Steorn is a small company based in a two level office hidden in a nondescript corporate park in Dublin, Ireland. They’re inventors of things useful if somewhat dreary, like security devices to prevent ATM fraud. But one way or another, that’s about to change. Their latest product is either a brash scam, an onerous mistake, or the single most important discovery – ever.

Orbo is the name Steorn has given to the technology based on an effect that they’ve supposedly uncovered. We still don’t have many specifics about how it works, but here’s what we do know. It’s based on a specific arrangement of permanent magnets, and involves cyclical movement. Once one cycle is complete, more mechanical energy has been put out than was originally put in. Arrange this system so that it puts its energy back into the next cycle, and presto, you have the impossible – a perpetual motion machine. A wheel that will spin forever (or bob, or jitter – again we don’t know the details yet) and in the process seem to create energy from nothing. Energy that could run an iPod, or a car; a furnace, or a spaceship. All without batteries or any kind of fuel.

At this point, many of you will want to dismiss Steorn and its claims out of hand, to relegate them neatly into the class of fanciful dreams along with unicorns, faeries and Jedi mind tricks. And I don’t blame you. If anything at all can be called “scientifically impossible”, it’s the perpetual motion machine. The “free energy” produced by such a device would do much more than violate some obscure tenets of electromagnetic theory. It would fly in the face of what is probably the most fundamental and well established law in all of science – that matter and energy cannot be created or destroyed, they can only change form. If Steorn’s device does keep spinning indefinitely, it must be taking its energy from someplace, or else physics has to be rewritten from the ground up.

I agree, Steorn’s claims do sound extraordinarily unlikely. But I’m willing to give them the benefit of the doubt for a few months, and here’s why:

  1. To my eyes, the people at Steorn are acting like they’re convinced they have something real.
  2. We’ll find out the truth this year – maybe as soon as July. Steorn is pressing ahead and has staked their credibility on going public with this technology in the coming months.
  3. In the remote chance that they have what they claim, everything changes. No person on Earth, indeed no living being, would be unaffected by this.
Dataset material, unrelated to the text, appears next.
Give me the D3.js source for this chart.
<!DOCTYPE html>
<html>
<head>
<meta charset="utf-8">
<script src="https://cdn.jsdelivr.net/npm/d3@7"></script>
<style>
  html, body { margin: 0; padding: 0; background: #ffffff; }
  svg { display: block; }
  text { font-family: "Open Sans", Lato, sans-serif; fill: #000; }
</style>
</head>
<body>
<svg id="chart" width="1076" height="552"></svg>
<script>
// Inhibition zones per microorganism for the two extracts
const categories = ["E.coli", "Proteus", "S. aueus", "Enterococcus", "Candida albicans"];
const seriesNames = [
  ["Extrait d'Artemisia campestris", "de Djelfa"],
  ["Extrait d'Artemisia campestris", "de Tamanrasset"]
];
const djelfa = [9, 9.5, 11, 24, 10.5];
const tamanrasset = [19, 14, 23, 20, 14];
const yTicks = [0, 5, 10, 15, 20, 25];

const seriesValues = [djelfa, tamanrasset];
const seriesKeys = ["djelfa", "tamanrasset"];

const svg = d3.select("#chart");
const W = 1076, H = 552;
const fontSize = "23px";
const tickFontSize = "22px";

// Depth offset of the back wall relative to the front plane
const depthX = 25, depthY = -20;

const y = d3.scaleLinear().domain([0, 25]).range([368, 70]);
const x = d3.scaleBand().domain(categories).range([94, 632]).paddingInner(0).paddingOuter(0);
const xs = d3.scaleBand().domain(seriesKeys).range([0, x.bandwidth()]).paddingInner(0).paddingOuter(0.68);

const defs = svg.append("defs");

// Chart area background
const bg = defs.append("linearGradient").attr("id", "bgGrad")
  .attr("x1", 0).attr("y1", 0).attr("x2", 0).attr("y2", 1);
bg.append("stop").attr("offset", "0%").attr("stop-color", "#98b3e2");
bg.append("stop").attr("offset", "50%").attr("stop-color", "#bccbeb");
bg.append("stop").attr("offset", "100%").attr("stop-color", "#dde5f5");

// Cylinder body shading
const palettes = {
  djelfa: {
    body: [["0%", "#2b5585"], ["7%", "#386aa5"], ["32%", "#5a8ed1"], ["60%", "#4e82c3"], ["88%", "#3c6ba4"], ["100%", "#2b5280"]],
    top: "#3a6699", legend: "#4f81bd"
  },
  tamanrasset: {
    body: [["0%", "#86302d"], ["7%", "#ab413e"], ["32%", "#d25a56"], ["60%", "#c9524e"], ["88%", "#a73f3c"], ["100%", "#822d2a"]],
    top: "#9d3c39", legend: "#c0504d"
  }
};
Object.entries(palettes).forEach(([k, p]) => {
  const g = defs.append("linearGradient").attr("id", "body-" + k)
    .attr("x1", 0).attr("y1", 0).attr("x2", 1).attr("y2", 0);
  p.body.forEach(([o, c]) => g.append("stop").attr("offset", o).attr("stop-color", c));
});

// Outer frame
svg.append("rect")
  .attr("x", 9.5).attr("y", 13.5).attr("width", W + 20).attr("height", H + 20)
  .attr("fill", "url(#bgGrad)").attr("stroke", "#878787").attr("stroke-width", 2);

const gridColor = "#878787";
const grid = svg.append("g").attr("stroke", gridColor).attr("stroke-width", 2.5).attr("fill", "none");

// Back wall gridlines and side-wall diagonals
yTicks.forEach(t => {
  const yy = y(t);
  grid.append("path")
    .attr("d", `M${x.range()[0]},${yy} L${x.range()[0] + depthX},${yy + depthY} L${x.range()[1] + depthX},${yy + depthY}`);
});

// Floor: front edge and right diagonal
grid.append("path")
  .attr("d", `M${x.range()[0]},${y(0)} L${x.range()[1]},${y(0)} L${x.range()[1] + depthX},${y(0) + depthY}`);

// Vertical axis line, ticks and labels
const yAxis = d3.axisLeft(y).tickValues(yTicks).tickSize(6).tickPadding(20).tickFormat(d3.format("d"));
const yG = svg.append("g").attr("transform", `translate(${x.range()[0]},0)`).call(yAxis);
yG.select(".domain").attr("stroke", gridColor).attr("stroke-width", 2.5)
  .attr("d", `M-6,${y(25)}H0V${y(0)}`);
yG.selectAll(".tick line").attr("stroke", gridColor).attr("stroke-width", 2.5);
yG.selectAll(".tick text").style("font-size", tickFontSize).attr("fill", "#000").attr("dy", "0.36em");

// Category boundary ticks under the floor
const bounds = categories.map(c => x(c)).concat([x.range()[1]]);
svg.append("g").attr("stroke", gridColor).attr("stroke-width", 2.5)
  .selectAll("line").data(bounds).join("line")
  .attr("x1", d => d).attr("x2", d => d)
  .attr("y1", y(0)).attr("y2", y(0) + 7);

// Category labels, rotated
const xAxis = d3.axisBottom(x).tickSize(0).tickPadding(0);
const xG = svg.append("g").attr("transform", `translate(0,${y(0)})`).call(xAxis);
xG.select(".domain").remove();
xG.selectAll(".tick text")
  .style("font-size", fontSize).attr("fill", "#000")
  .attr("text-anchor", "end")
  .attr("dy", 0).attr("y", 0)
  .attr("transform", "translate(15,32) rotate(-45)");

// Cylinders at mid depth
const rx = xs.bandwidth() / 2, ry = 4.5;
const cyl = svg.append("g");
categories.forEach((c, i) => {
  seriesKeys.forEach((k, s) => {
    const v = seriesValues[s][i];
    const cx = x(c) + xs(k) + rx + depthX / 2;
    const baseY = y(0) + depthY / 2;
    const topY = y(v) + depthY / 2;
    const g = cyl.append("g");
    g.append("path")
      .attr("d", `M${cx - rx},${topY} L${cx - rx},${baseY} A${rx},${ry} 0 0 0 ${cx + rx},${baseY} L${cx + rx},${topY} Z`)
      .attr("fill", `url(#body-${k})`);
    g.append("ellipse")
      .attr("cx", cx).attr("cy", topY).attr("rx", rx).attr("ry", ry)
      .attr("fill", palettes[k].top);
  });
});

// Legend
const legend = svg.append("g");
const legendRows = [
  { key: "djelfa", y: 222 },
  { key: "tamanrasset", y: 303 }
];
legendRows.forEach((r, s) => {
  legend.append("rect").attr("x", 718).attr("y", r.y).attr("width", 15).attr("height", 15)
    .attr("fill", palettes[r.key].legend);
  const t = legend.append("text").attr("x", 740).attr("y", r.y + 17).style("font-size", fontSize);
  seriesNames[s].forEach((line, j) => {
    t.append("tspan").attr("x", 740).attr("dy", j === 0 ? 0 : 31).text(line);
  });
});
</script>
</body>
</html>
I’m writing this blog for those of you who are interested in catching up with Steorn’s story and in following it forward.

4 thoughts on “Who’s Steorn? What’s an Orbo?

  1. Seb – Nothing embarrassing, I just want to keep the focus of the blog on Steorn rather than on me. I’m a graduate student and software developer in Rhode Island (U.S.). I have no special relationship with Steorn, I keep up with them by following the forums.

  2. hi, great blog. Could u please present yourself a bit? Are u from Dublin? From Steorn? A member of their forum?